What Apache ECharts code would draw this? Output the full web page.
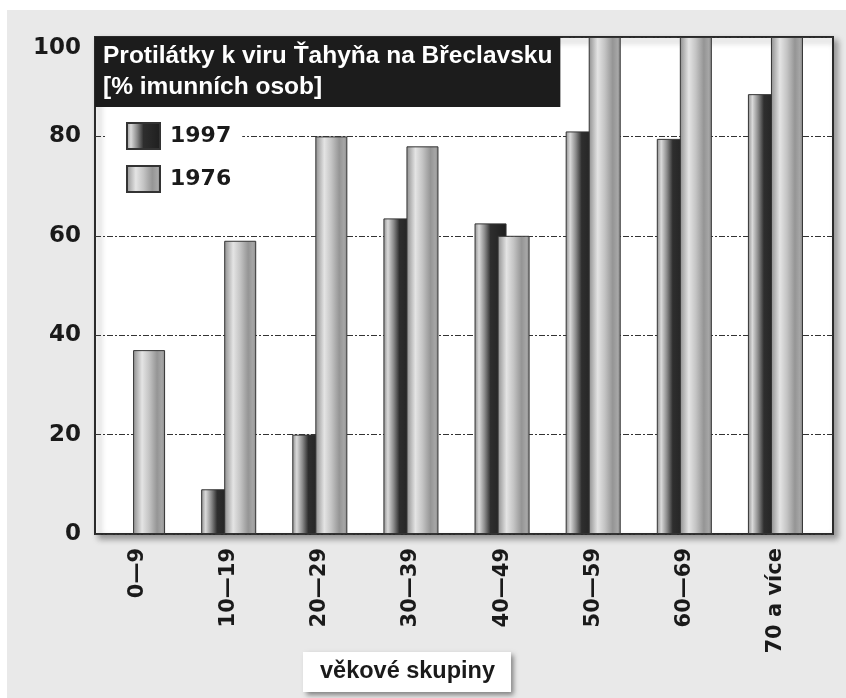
<!DOCTYPE html>
<html>
<head>
<meta charset="utf-8">
<script src="https://cdn.jsdelivr.net/npm/echarts@6/dist/echarts.min.js"></script>
<style>
  html, body { margin: 0; padding: 0; background: #fff; }
  #main { width: 846px; height: 698px; }
</style>
</head>
<body>
<div id="main"></div>
<script>
// data
var skupiny = ['0—9', '10—19', '20—29', '30—39', '40—49', '50—59', '60—69', '70 a více'];
var rok1997 = [null, 9, 20, 63.5, 62.5, 81, 79.5, 88.5];
var rok1976 = [37, 59, 80, 78, 60, 100, 100, 100];
var yTicks = [0, 20, 40, 60, 80, 100];

var narrow = '"Liberation Sans", Arial, sans-serif';
var wide = '"DejaVu Sans", sans-serif';

// horizontal gradients imitating the cylinder look
var svetla = new echarts.graphic.LinearGradient(0, 0, 1, 0, [
    { offset: 0, color: '#8e8e8e' },
    { offset: 0.28, color: '#e4e4e4' },
    { offset: 0.5, color: '#c4c4c4' },
    { offset: 0.75, color: '#959595' },
    { offset: 0.9, color: '#a6a6a6' },
    { offset: 1, color: '#8a8a8a' }
]);
var tmava = new echarts.graphic.LinearGradient(0, 0, 1, 0, [
    { offset: 0, color: '#8c8c8c' },
    { offset: 0.14, color: '#dadada' },
    { offset: 0.32, color: '#8a8a8a' },
    { offset: 0.5, color: '#2e2e2e' },
    { offset: 1, color: '#1e1e1e' }
]);

var myChart = echarts.init(document.getElementById('main'));

var option = {
    backgroundColor: '#fff',
    animation: false,
    graphic: [{
        type: 'rect',
        z: -10,
        shape: { x: 7, y: 10, width: 839, height: 688 },
        style: { fill: '#e9e9e9' }
    }],
    title: [{
        text: 'Protilátky k viru Ťahyňa na Břeclavsku\n[% imunních osob]',
        left: 95,
        top: 37,
        backgroundColor: '#1c1c1c',
        padding: [4, 8, 4, 8],
        textStyle: {
            color: '#fff',
            fontFamily: narrow,
            fontWeight: 'bold',
            fontSize: 24.5,
            lineHeight: 31
        }
    }, {
        text: 'věkové skupiny',
        left: 303,
        top: 652,
        backgroundColor: '#fff',
        padding: [8, 16, 8, 17],
        shadowColor: 'rgba(0,0,0,0.45)',
        shadowBlur: 5,
        shadowOffsetX: 3,
        shadowOffsetY: 3,
        textStyle: {
            color: '#1a1a1a',
            fontFamily: narrow,
            fontWeight: 'bold',
            fontSize: 23.5
        }
    }],
    legend: {
        data: ['1997', '1976'],
        orient: 'vertical',
        left: 107,
        top: 108,
        backgroundColor: '#fff',
        padding: [14, 11, 10, 19],
        icon: 'rect',
        itemWidth: 33,
        itemHeight: 26,
        itemGap: 15,
        textStyle: {
            color: '#1a1a1a',
            fontFamily: wide,
            fontWeight: 'bold',
            fontSize: 22,
            padding: [0, 0, 0, 5]
        }
    },
    grid: [{
        // white plot with frame and shadow, carries the y scale
        left: 95, top: 37, width: 738, height: 497,
        show: true,
        backgroundColor: '#fff',
        borderColor: '#2a2a2a',
        borderWidth: 2,
        shadowColor: 'rgba(0,0,0,0.35)',
        shadowBlur: 6,
        shadowOffsetX: 4,
        shadowOffsetY: 4
    }, {
        // categories only, a bit narrower than the frame
        left: 92, top: 37, width: 729, height: 497,
        show: false
    }],
    xAxis: [{
        gridIndex: 0,
        type: 'value',
        show: false
    }, {
        gridIndex: 1,
        type: 'category',
        data: skupiny,
        axisLine: { show: false },
        axisTick: { show: false },
        axisLabel: {
            rotate: 90,
            margin: 14,
            color: '#1a1a1a',
            fontFamily: wide,
            fontWeight: 'bold',
            fontSize: 21
        }
    }],
    yAxis: [{
        gridIndex: 0,
        type: 'value',
        min: yTicks[0],
        max: yTicks[yTicks.length - 1],
        interval: yTicks[1] - yTicks[0],
        axisLine: { show: false },
        axisTick: { show: false },
        axisLabel: {
            margin: 14,
            color: '#1a1a1a',
            fontFamily: wide,
            fontWeight: 'bold',
            fontSize: 23,
            verticalAlignMaxLabel: 'top'
        },
        splitLine: {
            lineStyle: { color: '#333', width: 1.2, type: [6, 2, 2, 2] }
        }
    }, {
        gridIndex: 1,
        type: 'value',
        min: yTicks[0],
        max: yTicks[yTicks.length - 1],
        show: false
    }],
    series: [{
        name: '1997',
        type: 'bar',
        xAxisIndex: 1,
        yAxisIndex: 1,
        barWidth: 32,
        barGap: '-28%',
        data: rok1997,
        itemStyle: { color: tmava, borderColor: '#333', borderWidth: 1 }
    }, {
        name: '1976',
        type: 'bar',
        xAxisIndex: 1,
        yAxisIndex: 1,
        barWidth: 32,
        barGap: '-28%',
        data: rok1976,
        itemStyle: { color: svetla, borderColor: '#333', borderWidth: 1 }
    }]
};

myChart.setOption(option);
</script>
</body>
</html>
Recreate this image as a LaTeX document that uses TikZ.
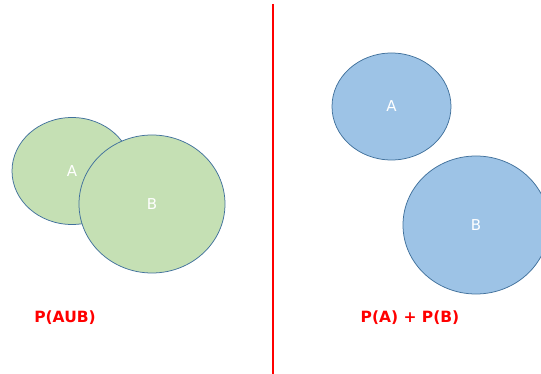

:: What you need to do ::
Without including any pictures, print all of the material exactly as given.

:: Result of the exercise ::
What Apache ECharts code would draw this? Output the full web page.
<!DOCTYPE html>
<html>
<head>
<meta charset="utf-8">
<script src="https://cdn.jsdelivr.net/npm/echarts@6/dist/echarts.min.js"></script>
<style>
  html, body { margin: 0; padding: 0; background: #fff; }
  #main { width: 846px; height: 698px; }
</style>
</head>
<body>
<div id="main"></div>
<script>
// data
var skupiny = ['0—9', '10—19', '20—29', '30—39', '40—49', '50—59', '60—69', '70 a více'];
var rok1997 = [null, 9, 20, 63.5, 62.5, 81, 79.5, 88.5];
var rok1976 = [37, 59, 80, 78, 60, 100, 100, 100];
var yTicks = [0, 20, 40, 60, 80, 100];

var narrow = '"Liberation Sans", Arial, sans-serif';
var wide = '"DejaVu Sans", sans-serif';

// horizontal gradients imitating the cylinder look
var svetla = new echarts.graphic.LinearGradient(0, 0, 1, 0, [
    { offset: 0, color: '#8e8e8e' },
    { offset: 0.28, color: '#e4e4e4' },
    { offset: 0.5, color: '#c4c4c4' },
    { offset: 0.75, color: '#959595' },
    { offset: 0.9, color: '#a6a6a6' },
    { offset: 1, color: '#8a8a8a' }
]);
var tmava = new echarts.graphic.LinearGradient(0, 0, 1, 0, [
    { offset: 0, color: '#8c8c8c' },
    { offset: 0.14, color: '#dadada' },
    { offset: 0.32, color: '#8a8a8a' },
    { offset: 0.5, color: '#2e2e2e' },
    { offset: 1, color: '#1e1e1e' }
]);

var myChart = echarts.init(document.getElementById('main'));

var option = {
    backgroundColor: '#fff',
    animation: false,
    graphic: [{
        type: 'rect',
        z: -10,
        shape: { x: 7, y: 10, width: 839, height: 688 },
        style: { fill: '#e9e9e9' }
    }],
    title: [{
        text: 'Protilátky k viru Ťahyňa na Břeclavsku\n[% imunních osob]',
        left: 95,
        top: 37,
        backgroundColor: '#1c1c1c',
        padding: [4, 8, 4, 8],
        textStyle: {
            color: '#fff',
            fontFamily: narrow,
            fontWeight: 'bold',
            fontSize: 24.5,
            lineHeight: 31
        }
    }, {
        text: 'věkové skupiny',
        left: 303,
        top: 652,
        backgroundColor: '#fff',
        padding: [8, 16, 8, 17],
        shadowColor: 'rgba(0,0,0,0.45)',
        shadowBlur: 5,
        shadowOffsetX: 3,
        shadowOffsetY: 3,
        textStyle: {
            color: '#1a1a1a',
            fontFamily: narrow,
            fontWeight: 'bold',
            fontSize: 23.5
        }
    }],
    legend: {
        data: ['1997', '1976'],
        orient: 'vertical',
        left: 107,
        top: 108,
        backgroundColor: '#fff',
        padding: [14, 11, 10, 19],
        icon: 'rect',
        itemWidth: 33,
        itemHeight: 26,
        itemGap: 15,
        textStyle: {
            color: '#1a1a1a',
            fontFamily: wide,
            fontWeight: 'bold',
            fontSize: 22,
            padding: [0, 0, 0, 5]
        }
    },
    grid: [{
        // white plot with frame and shadow, carries the y scale
        left: 95, top: 37, width: 738, height: 497,
        show: true,
        backgroundColor: '#fff',
        borderColor: '#2a2a2a',
        borderWidth: 2,
        shadowColor: 'rgba(0,0,0,0.35)',
        shadowBlur: 6,
        shadowOffsetX: 4,
        shadowOffsetY: 4
    }, {
        // categories only, a bit narrower than the frame
        left: 92, top: 37, width: 729, height: 497,
        show: false
    }],
    xAxis: [{
        gridIndex: 0,
        type: 'value',
        show: false
    }, {
        gridIndex: 1,
        type: 'category',
        data: skupiny,
        axisLine: { show: false },
        axisTick: { show: false },
        axisLabel: {
            rotate: 90,
            margin: 14,
            color: '#1a1a1a',
            fontFamily: wide,
            fontWeight: 'bold',
            fontSize: 21
        }
    }],
    yAxis: [{
        gridIndex: 0,
        type: 'value',
        min: yTicks[0],
        max: yTicks[yTicks.length - 1],
        interval: yTicks[1] - yTicks[0],
        axisLine: { show: false },
        axisTick: { show: false },
        axisLabel: {
            margin: 14,
            color: '#1a1a1a',
            fontFamily: wide,
            fontWeight: 'bold',
            fontSize: 23,
            verticalAlignMaxLabel: 'top'
        },
        splitLine: {
            lineStyle: { color: '#333', width: 1.2, type: [6, 2, 2, 2] }
        }
    }, {
        gridIndex: 1,
        type: 'value',
        min: yTicks[0],
        max: yTicks[yTicks.length - 1],
        show: false
    }],
    series: [{
        name: '1997',
        type: 'bar',
        xAxisIndex: 1,
        yAxisIndex: 1,
        barWidth: 32,
        barGap: '-28%',
        data: rok1997,
        itemStyle: { color: tmava, borderColor: '#333', borderWidth: 1 }
    }, {
        name: '1976',
        type: 'bar',
        xAxisIndex: 1,
        yAxisIndex: 1,
        barWidth: 32,
        barGap: '-28%',
        data: rok1976,
        itemStyle: { color: svetla, borderColor: '#333', borderWidth: 1 }
    }]
};

myChart.setOption(option);
</script>
</body>
</html>
Recreate this image as a LaTeX document that uses TikZ.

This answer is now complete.